Author – Alexis Toft
The British Business Bank has recently published a report on the Business Angel market in the UK, and I wanted to share some of my own experience running one the UK’s largest Business Angel networks in the UK; Minerva.
It is without a doubt that the majority of money that is invested via Angel networks uses the Enterprise Investment Scheme and Small Enterprise Investment Scheme – both two tax efficient mechanisms, to support the investment in small but potentially fast-growing companies by the HMRC.
The HMRC reports that for 2017-18 £1.8b was invested and £175m through SEIS in a total of 5,730 companies through these schemes. These are great schemes, and without them I question whether we would see the flow of capital into these companies.
How much of this passes through Venture Capitalists, Crowd platforms or individual Angels is unclear. Arguably it’s all from individuals and the other parties are just conduits for delivering the funds?
However, there is a problem. All the statistics point to the Southern concentric nature of our investment culture. HMRC quote that 67% of the EIS fund had investment from and was invested in companies based in London and the South East, with 63% under the SEIS.
The British Business Bank tells us in their report in The UK Business Angel Market:-
“The so-called golden triangle between London-Cambridge-Oxford is where most UK Angels are located, and where they tend to invest. Over half (57%) of Angels are based in London and the South East, with the majority (80%) of London based Angels making at least one investment in London. But Angels elsewhere are also attracted to investing in London with 63% of non-London based investors making at least one London based investment.”
Ultimately its incumbent on us all to work to try and change this trend. It is with no doubt this results in the migration of jobs, skills, companies and money from elsewhere down South.

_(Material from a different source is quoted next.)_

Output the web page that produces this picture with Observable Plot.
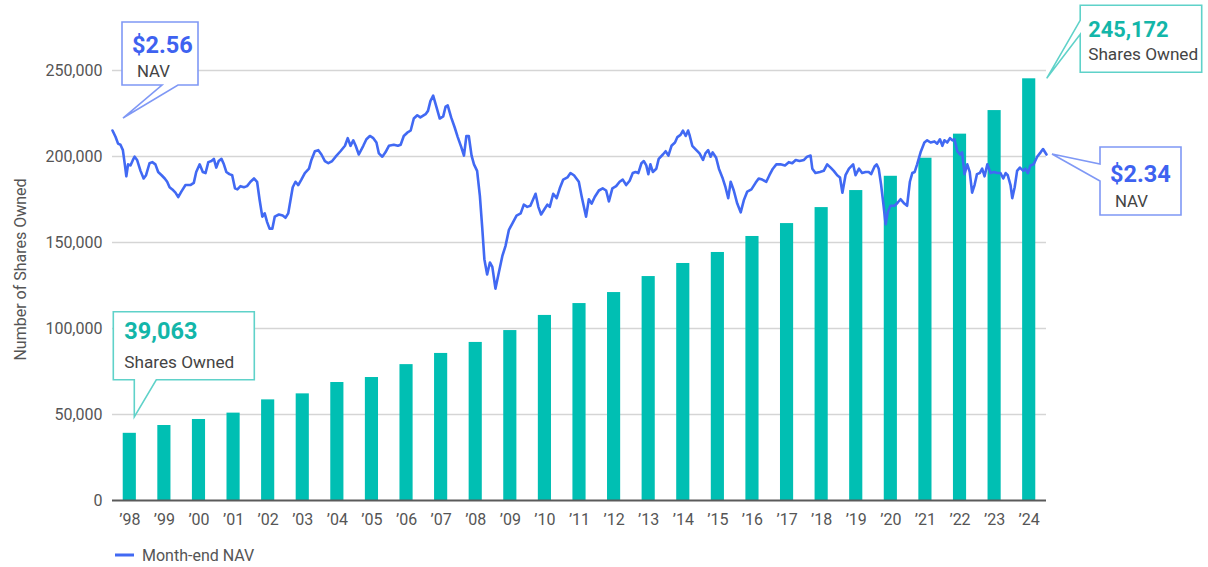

Oxford Economics has estimated the economic impact on the UK of firms using venture capital or business Angel finance or both for 15,000 Angel-backed businesses over five years to 2015 helped contribute £4.5b to GDP and created 69,700 full-time equivalent jobs in the UK economy. With this sort of data what could we do with many more active Angels groups across the UK? Our contribution is trying to grow more investment groups to help.
So what is an Angel investor? The Financial Conduct Authority set some criteria which is described as a High Net Worth Individual or Sophisticated investor and provided you meet either/or criteria then you can be an Angel investor.
In reality many Angel investors will invest anything from £5,000 with a typical mean of £25,000 in any one company which somewhat opens it up to a group of individuals who had never even considered being an Angel. A fact which isn’t well known.
Of course there is the additional subtext; for those interested, they can frequently go on to support fledgling companies – sharing their experience and helping them grow.
There are of course risks in backing these type of companies, but likewise there are potential gains with large multiples on the original investment being earned. The HMRC programme described above is designed to help to negate some of these risks.
There are many experienced people out there who have never contemplated Angel investing. Dragon’s Den is not the model you should look to either. In Minerva, we have over 70 registered investors from all walks of life including both men and women who meet regularly in distinct groups to discuss helping a wide variety of companies.
If we are to break this South East and London concentric challenge outlined above we need to work together to grow Angel investment in regions like the Midlands and North West for example. Equally, companies need to realise an injection of capital (and expertise) can help their growth.
Use of organic growth to keep control can lead in some instances to mediocracy or them failing to achieve their real potential. Companies outside the South East are all too frequently paranoid about the loss of control, and sadly this is an urban myth. Investors want to see you motivated to deliver and stay engaged they don’t want to run your business for you as they are busy people as well.
Perhaps it’s time more of us looked into Angel investing?